Another personality assessment that might be useful is the Myers-Briggs. This assessment indicates psychological preferences and assesses how people make decisions.
4Assess the feedback you're getting. Another way to further understand your intentions and analyze the impact you have is the assess the feedback that you elicit from others. For instance, if your boss or coworkers are constantly telling you that they don't feel that you are a team player, this should create some cause for pause for you. It might mean that you are not truly invested in the work or perhaps your office culture is not a natural fit for you.
Think about the feedback that you get from family and friends, as well. They know you better than anyone.
5Accept responsibility for your actions. The responses you get from others will perhaps align with thoughts that you already had about yourself or stand in contrast with them. You may find that those close to you have issues with you that you did not know about. If so, you should listen to them and apologize for any wrongdoing at your hands. Having a greater knowledge of the impact you have and acknowledging it is the first step in aligning the person you want to be with the person you are currently.
Accept responsibility for the positive effects you have had on others, as well, and continue to make such an impact.
Part 3 of 3:Aligning Your Actions with Your Intent
1Keep your promises. After you have successfully considered your behaviors and garnered a greater understanding of the consequences, both positive and negative, of your actions, it is time to work to align those actions with your intentions. One of the first ways to ensure that you are doing that is to keep your promises. Your word should mean something and others should be able to trust that you will do what you say you'll do. Honor your promises, responsibilities, and commitments.
For instance, if you tell a friend that you will pick them up at 7:00PM, do all that is within your power to be there at that time.
If you find, however, that you will not be able to keep your promise then you should tell the other person as soon as possible and work to rectify the situation.
Try to keep things in perspective and in balance.
2Monitor your behavior.

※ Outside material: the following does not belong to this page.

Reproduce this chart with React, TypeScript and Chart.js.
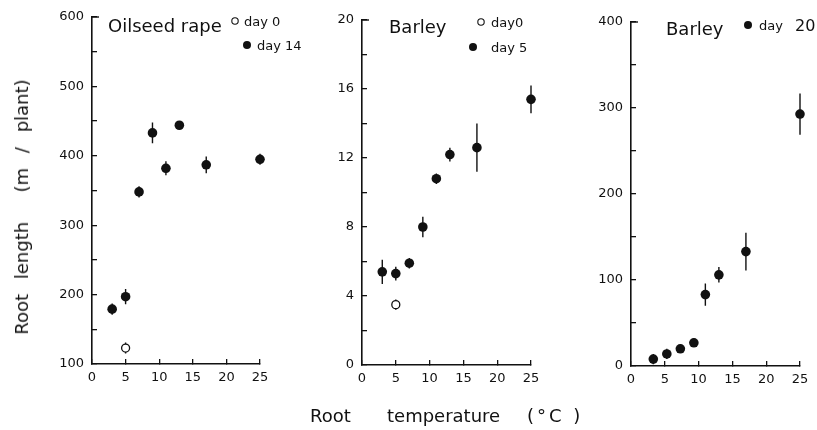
import React, { useEffect, useRef } from "react";
import { Chart, registerables } from "chart.js";

Chart.register(...registerables);

const W = 817;
const H = 430;
const OFF = 20; // canvases are OFF px larger on top and right so padding is never clamped
const FONT = "'DejaVu Sans', sans-serif";
const INK = "#111";

// ---------- data ----------
const temps = [3, 5, 7, 9, 11, 13, 17, 25];
const xTickValues = [0, 5, 10, 15, 20, 25];

// Oilseed rape
const rapeDay14 = [179, 197, 348, 433, 382, 444, 387, 395];
const rapeDay14Err = [8, 11, 8, 15, 10, 6, 12, 8];
const rapeDay0Temps = [5];
const rapeDay0 = [123];
const rapeDay0Err = [8];
const rapeYTicks = [100, 200, 300, 400, 500, 600];
const rapeYMinor = [150, 250, 350, 450, 550];

// Barley day 5
const barleyDay5 = [5.4, 5.3, 5.9, 8.0, 10.8, 12.2, 12.6, 15.4];
const barleyDay5Err = [0.7, 0.4, 0.3, 0.6, 0.3, 0.4, 1.4, 0.8];
const barleyDay0Temps = [5];
const barleyDay0 = [3.5];
const barleyDay0Err = [0.3];
const barleyYTicks = [0, 4, 8, 12, 16, 20];
const barleyYMinor = [2, 6, 10, 14, 18];

// Barley day 20
const barley20Temps = [3.3, 5.3, 7.3, 9.3, 11, 13, 17, 25];
const barleyDay20 = [8, 14, 20, 27, 83, 106, 133, 293];
const barleyDay20Err = [6, 6, 5, 5, 13, 9, 22, 24];
const barley20YTicks = [0, 100, 200, 300, 400];
const barley20YMinor = [50, 150, 250, 350];

// ---------- panel layout ----------
interface Series { xs: number[]; ys: number[]; errs: number[]; open: boolean }
interface LegendItem { open: boolean; cx: number; cy: number; tx: number; ty: number; label: string; extra?: string; extraX?: number }
interface Panel {
  box: { left: number; right: number; top: number; bottom: number };
  yMin: number; yMax: number;
  yMajor: number[]; yMinor: number[];
  title: string; titleX: number; titleY: number;
  legend: LegendItem[];
  series: Series[];
}

const panels: Panel[] = [
  {
    box: { left: 92, right: 260, top: 17, bottom: 364 },
    yMin: 100, yMax: 600, yMajor: rapeYTicks, yMinor: rapeYMinor,
    title: "Oilseed rape", titleX: 108, titleY: 32,
    legend: [
      { open: true, cx: 235, cy: 21, tx: 244, ty: 26, label: "day 0" },
      { open: false, cx: 247, cy: 45, tx: 257, ty: 50, label: "day 14" },
    ],
    series: [
      { xs: rapeDay0Temps, ys: rapeDay0, errs: rapeDay0Err, open: true },
      { xs: temps, ys: rapeDay14, errs: rapeDay14Err, open: false },
    ],
  },
  {
    box: { left: 362, right: 531, top: 20, bottom: 365 },
    yMin: 0, yMax: 20, yMajor: barleyYTicks, yMinor: barleyYMinor,
    title: "Barley", titleX: 389, titleY: 33,
    legend: [
      { open: true, cx: 481, cy: 22, tx: 491, ty: 27, label: "day0" },
      { open: false, cx: 473, cy: 47, tx: 491, ty: 52, label: "day 5" },
    ],
    series: [
      { xs: barleyDay0Temps, ys: barleyDay0, errs: barleyDay0Err, open: true },
      { xs: temps, ys: barleyDay5, errs: barleyDay5Err, open: false },
    ],
  },
  {
    box: { left: 631, right: 800, top: 22, bottom: 366 },
    yMin: 0, yMax: 400, yMajor: barley20YTicks, yMinor: barley20YMinor,
    title: "Barley", titleX: 666, titleY: 35,
    legend: [
      { open: false, cx: 748, cy: 25, tx: 759, ty: 30, label: "day", extra: "20", extraX: 795 },
    ],
    series: [
      { xs: barley20Temps, ys: barleyDay20, errs: barleyDay20Err, open: false },
    ],
  },
];

function makePlugin(p: Panel) {
  return {
    id: "panelDeco",
    beforeDatasetsDraw(chart: any) {
      const ctx = chart.ctx as CanvasRenderingContext2D;
      const xs = chart.scales.x;
      const ys = chart.scales.y;
      ctx.save();
      ctx.setLineDash([]);
      ctx.strokeStyle = INK;
      ctx.lineWidth = 1.4;
      ctx.beginPath();
      p.series.forEach((s) => {
        s.xs.forEach((xv, j) => {
          const px = xs.getPixelForValue(xv);
          ctx.moveTo(px, ys.getPixelForValue(s.ys[j] - s.errs[j]));
          ctx.lineTo(px, ys.getPixelForValue(s.ys[j] + s.errs[j]));
        });
      });
      ctx.stroke();
      ctx.restore();
    },
    afterDraw(chart: any) {
      const ctx = chart.ctx as CanvasRenderingContext2D;
      const ys = chart.scales.y;
      const left = chart.chartArea.left;
      const top = ys.getPixelForValue(p.yMax);
      ctx.save();
      ctx.fillStyle = INK;
      ctx.strokeStyle = INK;
      // top bracket of the y axis
      ctx.lineWidth = 1.4;
      ctx.beginPath();
      ctx.moveTo(left, top);
      ctx.lineTo(left + 7, top);
      ctx.stroke();

      ctx.translate(0, OFF);
      ctx.textBaseline = "alphabetic";
      ctx.textAlign = "left";
      ctx.font = `18px ${FONT}`;
      ctx.fillText(p.title, p.titleX, p.titleY);
      for (const l of p.legend) {
        ctx.beginPath();
        ctx.arc(l.cx, l.cy, l.open ? 3.2 : 4, 0, Math.PI * 2);
        if (l.open) {
          ctx.lineWidth = 1.1;
          ctx.stroke();
        } else {
          ctx.fill();
        }
        ctx.font = `13px ${FONT}`;
        ctx.fillText(l.label, l.tx, l.ty);
        if (l.extra && l.extraX) {
          ctx.font = `16px ${FONT}`;
          ctx.fillText(l.extra, l.extraX, l.ty + 1);
        }
      }
      ctx.restore();
    },
  };
}

function PanelChart({ p }: { p: Panel }) {
  const ref = useRef<HTMLCanvasElement | null>(null);
  const CH = H + OFF;
  const CW = W + OFF;
  useEffect(() => {
    if (!ref.current) return;
    const yAxisW = 40;
    const xAxisH = 30;
    const allY = p.yMajor.concat(p.yMinor).sort((a, b) => a - b);
    const chart = new Chart(ref.current, {
      type: "scatter",
      data: {
        datasets: p.series.map((s) => ({
          data: s.xs.map((x, i) => ({ x, y: s.ys[i] })),
          pointRadius: s.open ? 4 : 4.8,
          pointBackgroundColor: s.open ? "#fff" : INK,
          pointBorderColor: INK,
          pointBorderWidth: s.open ? 1.3 : 0,
          showLine: false,
          clip: false as any,
        })),
      },
      options: {
        responsive: false,
        animation: false,
        events: [],
        layout: {
          padding: {
            left: p.box.left - yAxisW,
            right: CW - p.box.right,
            top: p.box.top + OFF,
            bottom: CH - (p.box.bottom + OFF) - xAxisH,
          },
        },
        plugins: { legend: { display: false }, tooltip: { enabled: false } },
        scales: {
          x: {
            type: "linear",
            min: 0,
            max: 25,
            grid: { display: true, drawOnChartArea: false, drawTicks: true, tickLength: -5, color: INK, lineWidth: 1.3 },
            border: { display: true, color: INK, width: 1.6 },
            afterBuildTicks: (s: any) => {
              s.ticks = xTickValues.map((v) => ({ value: v }));
            },
            afterFit: (s: any) => {
              s.height = xAxisH;
            },
            ticks: { color: INK, font: { family: FONT, size: 13 }, padding: 11, maxRotation: 0, autoSkip: false },
          },
          y: {
            type: "linear",
            min: p.yMin,
            max: p.yMax,
            grid: { display: true, drawOnChartArea: false, drawTicks: true, tickLength: -5, color: INK, lineWidth: 1.3 },
            border: { display: true, color: INK, width: 1.6 },
            afterBuildTicks: (s: any) => {
              s.ticks = allY.map((v) => ({ value: v }));
            },
            afterFit: (s: any) => {
              s.width = yAxisW;
            },
            ticks: {
              color: INK,
              font: { family: FONT, size: 13 },
              padding: 13,
              autoSkip: false,
              callback: (v: any) => (p.yMajor.includes(Number(v)) ? String(v) : ""),
            },
          },
        },
      } as any,
      plugins: [makePlugin(p)],
    });
    return () => chart.destroy();
  }, [p]);
  return (
    <canvas
      ref={ref}
      width={CW}
      height={CH}
      style={{ position: "absolute", left: 0, top: -OFF, width: CW, height: CH }}
    />
  );
}

export default function App() {
  const titleStyle: React.CSSProperties = {
    position: "absolute",
    fontFamily: FONT,
    fontSize: 18,
    lineHeight: "18px",
    color: INK,
    whiteSpace: "pre",
  };
  return (
    <div style={{ position: "absolute", left: 0, top: 0, width: W, height: H, background: "#fff", overflow: "hidden" }}>
      {panels.map((p, i) => (
        <PanelChart key={i} p={p} />
      ))}
      <div
        style={{
          ...titleStyle,
          left: 22,
          top: 207,
          wordSpacing: 9,
          transform: "translate(-50%, -50%) rotate(-90deg)",
        }}
      >
        {"Root length  (m / plant)"}
      </div>
      <div style={{ ...titleStyle, left: 310, top: 407 }}>Root</div>
      <div style={{ ...titleStyle, left: 387, top: 407 }}>temperature</div>
      <div style={{ ...titleStyle, left: 527, top: 407, letterSpacing: 3 }}>{"(°C )"}</div>
    </div>
  );
}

Remember that, though you would perhaps prefer to be judged by your intentions rather than your actions and their consequences, that you are always being observed by others. Though first impressions are important, remember that people's opinion of you is constantly in flux and is dependant upon everything you do and say. Be sure to always act in ways that are positive, kind and productive.
Show kindness to everyone you meet and avoid gossiping or speaking negatively of others.
Maintain high ethical standards and attend to your responsibilities.
3Follow your passion. If you are doing what you love, then your intentions and actions will often align well. Strive to live a life that is joyful and fulfilling for you and it will be all the easier to understand your inner desires.
Remember to still attend to your obligations, however. For instance, though you may love to paint, you should not necessarily quit your day job to do so. Find a way to balance your obligations with your interests.
4Be who you want to become. Every day of your life, you should make decisions and actions that will direct you into becoming a better person. Don't set yourself back by making poor choices or falling into bad habits. Instead, work to improve yourself and good decisions will naturally come from you.
Consider reading self help books or becoming more spiritual.
Capture your accomplishments and progress in your journal.
5Surround yourself with positive people. They say that you are the average of the five people you spend the most time with. Be very mindful of the company you keep and only keep positive and uplifting people close to you. Negative people can be a poison and can lead you to do things that are out of your character. Choose your friends carefully!